Prayer-break accommodations aren’t always easy in a fast-paced manufacturing plant where every minute counts, “but there are factories all over America that are handling this issue quite successfully, maintaining efficient production and maintaining the religious rights of their workers,” Hooper said.

“My religious rights in the workplace are a matter of law, and not of public opinion,” he added.

Cargill Inc., based in Wichita, Kan., recently fired about 150 meat-processing plant employees for violating the company’s attendance policy after they failed to call in or show up for work for three consecutive days. The fired employees, most of whom were Somali immigrants, had protested what they thought were changes to time allowed for Muslim prayer.

But it was a misunderstanding, based on one incident at the Fort Morgan, Colo., plant, and there was no change in Cargill’s policy, which generally allows prayer breaks, said company spokesman Michael Martin.

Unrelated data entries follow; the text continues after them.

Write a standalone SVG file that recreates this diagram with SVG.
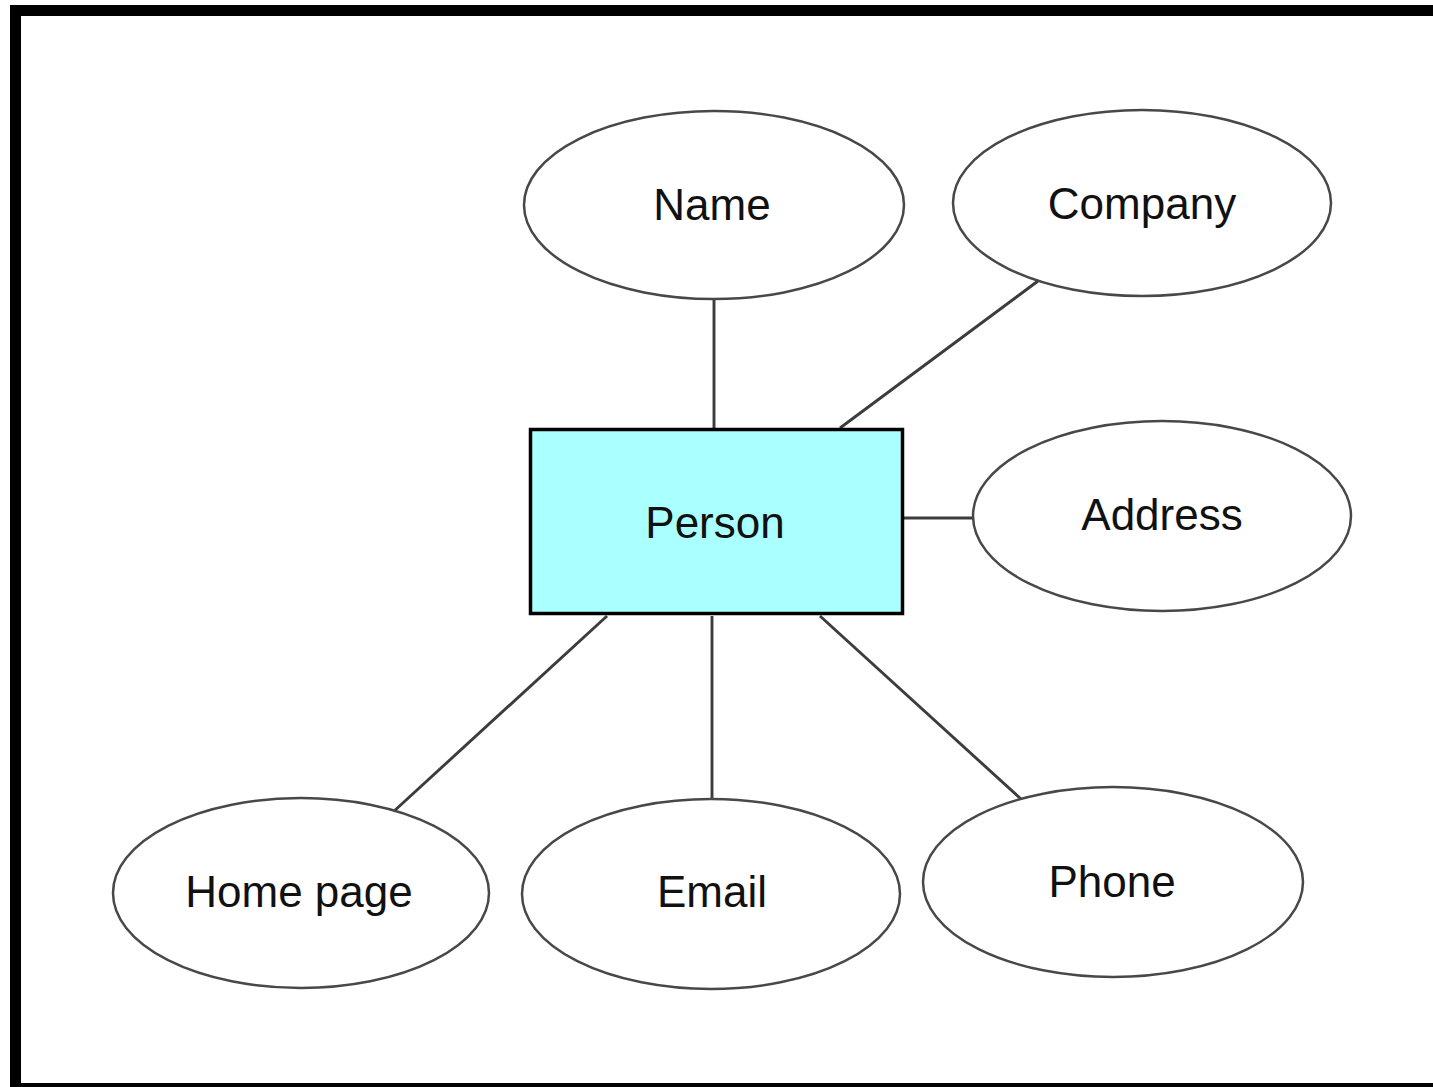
<svg xmlns="http://www.w3.org/2000/svg" width="1433" height="1087" viewBox="0 0 1433 1087">
  <style>
    .attr ellipse { fill: #ffffff; stroke: #484848; stroke-width: 2.5; }
    .entity rect { fill: #aaffff; stroke: #000000; stroke-width: 3.5; }
    text { font-family: "Liberation Sans", Arial, Helvetica, sans-serif; font-size: 44px; fill: #111111; text-anchor: middle; }
    .links line { stroke: #3c3c3c; stroke-width: 2.9; }
  </style>
  <!-- page frame -->
  <rect x="0" y="0" width="1433" height="1087" fill="#ffffff"/>
  <rect x="15.5" y="10.5" width="1430" height="1078" fill="none" stroke="#000000" stroke-width="11"/>

  <!-- connectors -->
  <g id="connectors" class="links">
    <line x1="714" y1="300" x2="714" y2="428"/>
    <line x1="1038" y1="281" x2="840" y2="428"/>
    <line x1="904" y1="518" x2="974" y2="518"/>
    <line x1="607" y1="616" x2="393" y2="812"/>
    <line x1="712" y1="616" x2="712" y2="800"/>
    <line x1="820" y1="616" x2="1021" y2="799"/>
  </g>

  <g id="person" class="entity">
    <rect x="530.5" y="429.5" width="372" height="184"/>
    <text x="715" y="538">Person</text>
  </g>
  <g id="name" class="attr">
    <ellipse cx="714" cy="205" rx="190" ry="94"/>
    <text x="712" y="220">Name</text>
  </g>
  <g id="company" class="attr">
    <ellipse cx="1142" cy="203" rx="189" ry="93"/>
    <text x="1142" y="219">Company</text>
  </g>
  <g id="address" class="attr">
    <ellipse cx="1162" cy="516" rx="189" ry="95"/>
    <text x="1162" y="530">Address</text>
  </g>
  <g id="home-page" class="attr">
    <ellipse cx="301" cy="893" rx="188" ry="95"/>
    <text x="299" y="907">Home page</text>
  </g>
  <g id="email" class="attr">
    <ellipse cx="711" cy="894" rx="189" ry="95"/>
    <text x="712" y="907">Email</text>
  </g>
  <g id="phone" class="attr">
    <ellipse cx="1113" cy="882" rx="190" ry="95"/>
    <text x="1112" y="897">Phone</text>
  </g>
</svg>
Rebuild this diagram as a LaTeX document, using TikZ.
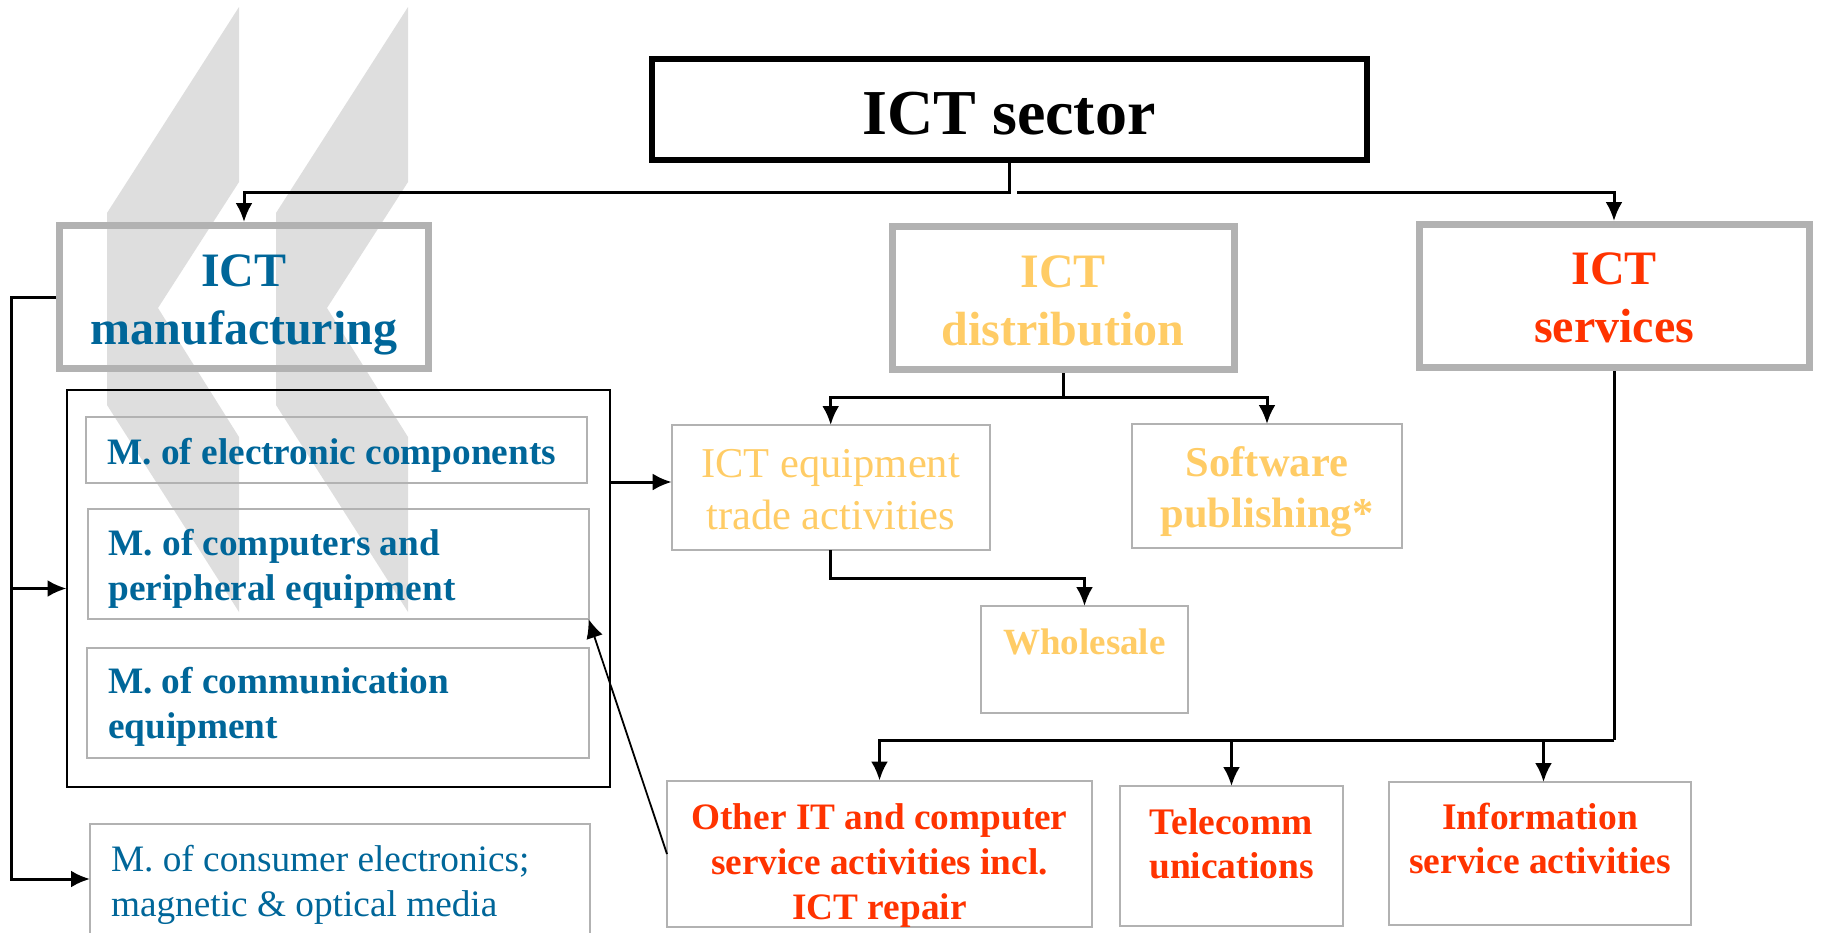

“There are times when we can’t accommodate the requests, when we are short-staffed. By and large, though, we do try,” he said.

Following negotiations with the Council on American-Islamic Relations, Cargill agreed to change a policy to allow any employee terminated for attendance violations or job abandonment to reapply for the job 30 days afterward.

Previously, former employees had to wait six months before they could reapply. The prayer-break issue isn’t completely settled, but it was important to get the fired workers back on the job, according to the Council on American-Islamic Relations.

Now, the group has turned its attention to Ariens Co., and says it wants the Muslim employees to return to work and seek prayer breaks, even if it means they might get fired for pressing the issue.

The group wants to meet with Dan Ariens, who also is president of the Wisconsin Economic Development Corp., about changing the policy.

If someone can leave their work station to go to the bathroom for a couple of minutes, workers also should be allowed an unscheduled prayer break, according to the Council on American-Islamic Relations.

A good outcome to negotiations is when Muslim workers can pray, based on the dictates of their faith, and their employer can maintain efficient production, Hooper said.

Ariens has urged the Muslim employees to return to work before they are terminated for violations of the attendance policy.

The company doesn’t want the Council on American-Islamic Relations, based in Washington, D.C., to intervene on the employees’ behalf.

“We respect CAIR as an organization, but our policy has always been to work directly with our employees,” Dan Ariens said.

Muslims are required to pray five times a day. The sunset prayer is usually the issue for second-shift workers because the other prayers have a more flexible window of time.

Muslims say a workplace prayer should take only a few minutes.

“For some employees, though, it could take the better part of 30 minutes from the time they leave their work to the time they come back,” said Cargill’s Martin.

Ariens Co. hired the Somali immigrants through a Green Bay employment agency. The prayer-time dispute is a unique situation in what’s been a large influx of Somalis into the area over the last couple of years, said Jim Golembeski, director of the Bay Area Workforce Development Board in Green Bay.

Ariens employs about 900 people in Brillion, most of them on assembly lines.

“Ariens, because of the demand it’s had for workers, has been willing to hire a lot of the Somalis. They’re good workers,” Golembeski said.

“I am not aware of any other employers having an issue like this,” he added.

Golembeski said he understands both sides of the issue, which at times puts Muslim beliefs at odds with employers’ needs.

“From an employer’s point of view, you have to look at the precedent you set because there are other religious traditions, too,” Golembeski said.